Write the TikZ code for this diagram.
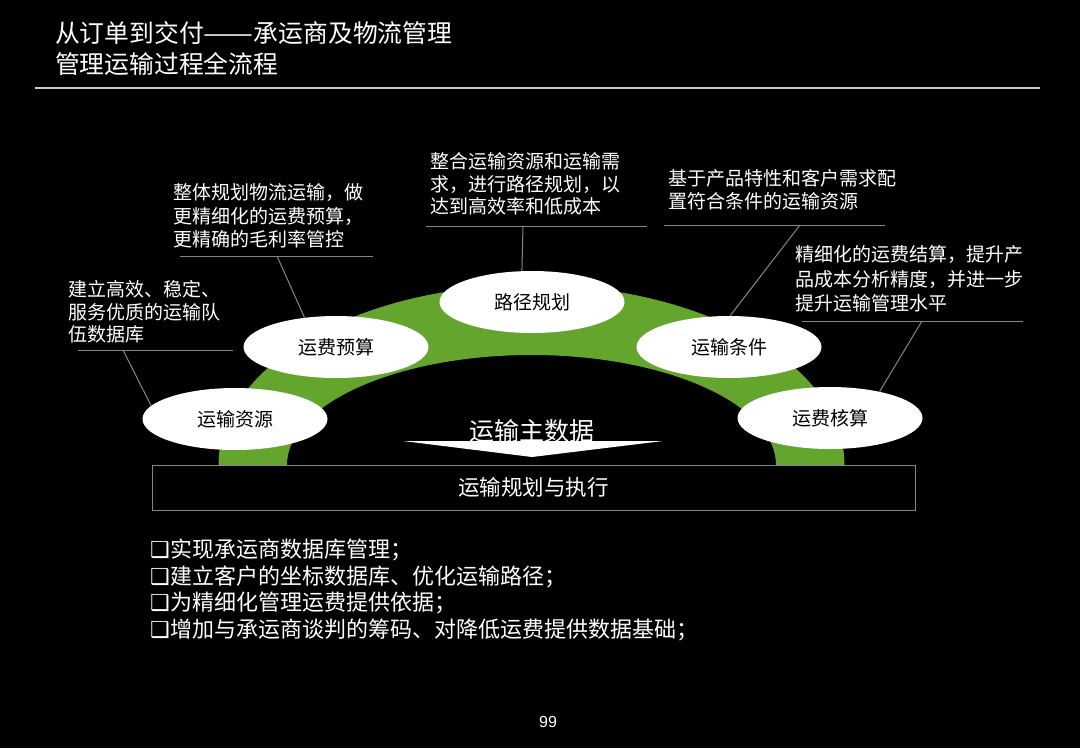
\documentclass[tikz,border=0pt]{standalone}
\usepackage{fontspec}
\setmainfont{Noto Sans CJK SC}
\newfontfamily\symfont{DejaVu Sans}
\newfontfamily\numfont{Liberation Sans}
\usetikzlibrary{shapes.geometric}
\definecolor{archgreen}{RGB}{99,165,45}
\definecolor{linegray}{RGB}{135,135,135}
\definecolor{rulegray}{RGB}{200,200,200}
\tikzset{
  callout/.style={anchor=north west, inner sep=0pt, text=white, align=left},
  calloutfont/.style={font=\fontsize{19}{#1}\selectfont},
  bubble/.style={ellipse, fill=white, draw=none, minimum width=185pt, minimum height=62pt,
                 inner sep=0pt, text=black, font=\fontsize{19}{19}\selectfont},
  lead/.style={draw=linegray, line width=1pt},
}
\begin{document}
\begin{tikzpicture}[x=1pt,y=-1pt]
\fill[black] (0,0) rectangle (1080,748);
\useasboundingbox (0,0) rectangle (1080,748);

% title
\node[callout, font=\fontsize{24.8}{31}\selectfont] (title) at (55,21.6)
  {从订单到交付{\scalebox{1.2}[1]{——}}承运商及物流管理\\管理运输过程全流程};
\coordinate (rl) at (35,88);
\coordinate (rr) at (1040,88);
\draw[draw=rulegray, line width=1.5pt] (rl) -- (rr);

% green arch
\begin{scope}
  \clip (0,0) rectangle (1080,464);
  \fill[archgreen, even odd rule]
    (531.5,465) ellipse [x radius=313, y radius=180]
    (531.5,465) ellipse [x radius=244.5, y radius=110];
\end{scope}

% base box
\node[draw=linegray, line width=1pt, minimum width=763pt, minimum height=45pt, inner sep=0pt,
      text=white, font=\fontsize{21.5}{21.5}\selectfont] (base) at (533.5,487.5) {运输规划与执行};

% master data arrow
\fill[white] (403,441) -- (663,441) -- (532,457) -- cycle;
\node[inner sep=0pt, text=white, font=\fontsize{25}{25}\selectfont] (md) at (532,431) {运输主数据};

% bubbles
\node[bubble] (e1) at (235,419) {运输资源};
\node[bubble] (e2) at (336,347) {运费预算};
\node[bubble] (e3) at (532,302) {路径规划};
\node[bubble] (e4) at (729,347) {运输条件};
\node[bubble] (e5) at (830,418) {运费核算};

% callouts
\node[callout, calloutfont=22.5] (t1) at (68,280.5) {建立高效、稳定、\\服务优质的运输队\\伍数据库};
\node[callout, calloutfont=23.5] (t2) at (173,183.5) {整体规划物流运输，做\\更精细化的运费预算，\\更精确的毛利率管控};
\node[callout, calloutfont=22.5] (t3) at (430,152.5) {整合运输资源和运输需\\求，进行路径规划，以\\达到高效率和低成本};
\node[callout, calloutfont=23] (t4) at (668,169.5) {基于产品特性和客户需求配\\置符合条件的运输资源};
\node[callout, calloutfont=24.5] (t5) at (795,245.5) {精细化的运费结算，提升产\\品成本分析精度，并进一步\\提升运输管理水平};

% underlines
\coordinate (u1a) at (78,350);  \coordinate (u1b) at (233,350);
\coordinate (u2a) at (180,256); \coordinate (u2b) at (373,256);
\coordinate (u3a) at (426,226); \coordinate (u3b) at (647,226);
\coordinate (u4a) at (664,225); \coordinate (u4b) at (885,225);
\coordinate (u5a) at (802,321); \coordinate (u5b) at (1023,321);
\draw[lead] (u1a) -- (u1b);
\draw[lead] (u2a) -- (u2b);
\draw[lead] (u3a) -- (u3b);
\draw[lead] (u4a) -- (u4b);
\draw[lead] (u5a) -- (u5b);

% leaders
\coordinate (c1) at (123,350);
\coordinate (c2) at (277,256);
\coordinate (c3) at (523,226);
\coordinate (c4) at (800,225);
\coordinate (c5) at (922,321);
\draw[lead] (c1) -- (e1.171);
\draw[lead] (c2) -- (e2.137);
\draw[lead] (c3) -- (e3.108);
\draw[lead] (c4) -- (e4.88);
\draw[lead] (c5) -- (e5.28);

% bullet list
\node[callout, font=\fontsize{22}{26.5}\selectfont] (list) at (150,539)
  {{\symfont ❑}\kern1pt 实现承运商数据库管理；\\
   {\symfont ❑}\kern1pt 建立客户的坐标数据库、优化运输路径；\\
   {\symfont ❑}\kern1pt 为精细化管理运费提供依据；\\
   {\symfont ❑}\kern1pt 增加与承运商谈判的筹码、对降低运费提供数据基础；};

% page number
\node[inner sep=0pt, text=white, font=\numfont\fontsize{16}{16}\selectfont] (pg) at (548,722) {99};
\end{tikzpicture}
\end{document}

※ ※ ※

-- Exercise --
Repeat, word for word and with no pictures, only the lines running from the beginning of the data to the line that contains "width=1.5pt] (rl) -- (rr);".

-- Written answer --
Write the TikZ code for this diagram.
\documentclass[tikz,border=0pt]{standalone}
\usepackage{fontspec}
\setmainfont{Noto Sans CJK SC}
\newfontfamily\symfont{DejaVu Sans}
\newfontfamily\numfont{Liberation Sans}
\usetikzlibrary{shapes.geometric}
\definecolor{archgreen}{RGB}{99,165,45}
\definecolor{linegray}{RGB}{135,135,135}
\definecolor{rulegray}{RGB}{200,200,200}
\tikzset{
  callout/.style={anchor=north west, inner sep=0pt, text=white, align=left},
  calloutfont/.style={font=\fontsize{19}{#1}\selectfont},
  bubble/.style={ellipse, fill=white, draw=none, minimum width=185pt, minimum height=62pt,
                 inner sep=0pt, text=black, font=\fontsize{19}{19}\selectfont},
  lead/.style={draw=linegray, line width=1pt},
}
\begin{document}
\begin{tikzpicture}[x=1pt,y=-1pt]
\fill[black] (0,0) rectangle (1080,748);
\useasboundingbox (0,0) rectangle (1080,748);

% title
\node[callout, font=\fontsize{24.8}{31}\selectfont] (title) at (55,21.6)
  {从订单到交付{\scalebox{1.2}[1]{——}}承运商及物流管理\\管理运输过程全流程};
\coordinate (rl) at (35,88);
\coordinate (rr) at (1040,88);
\draw[draw=rulegray, line width=1.5pt] (rl) -- (rr);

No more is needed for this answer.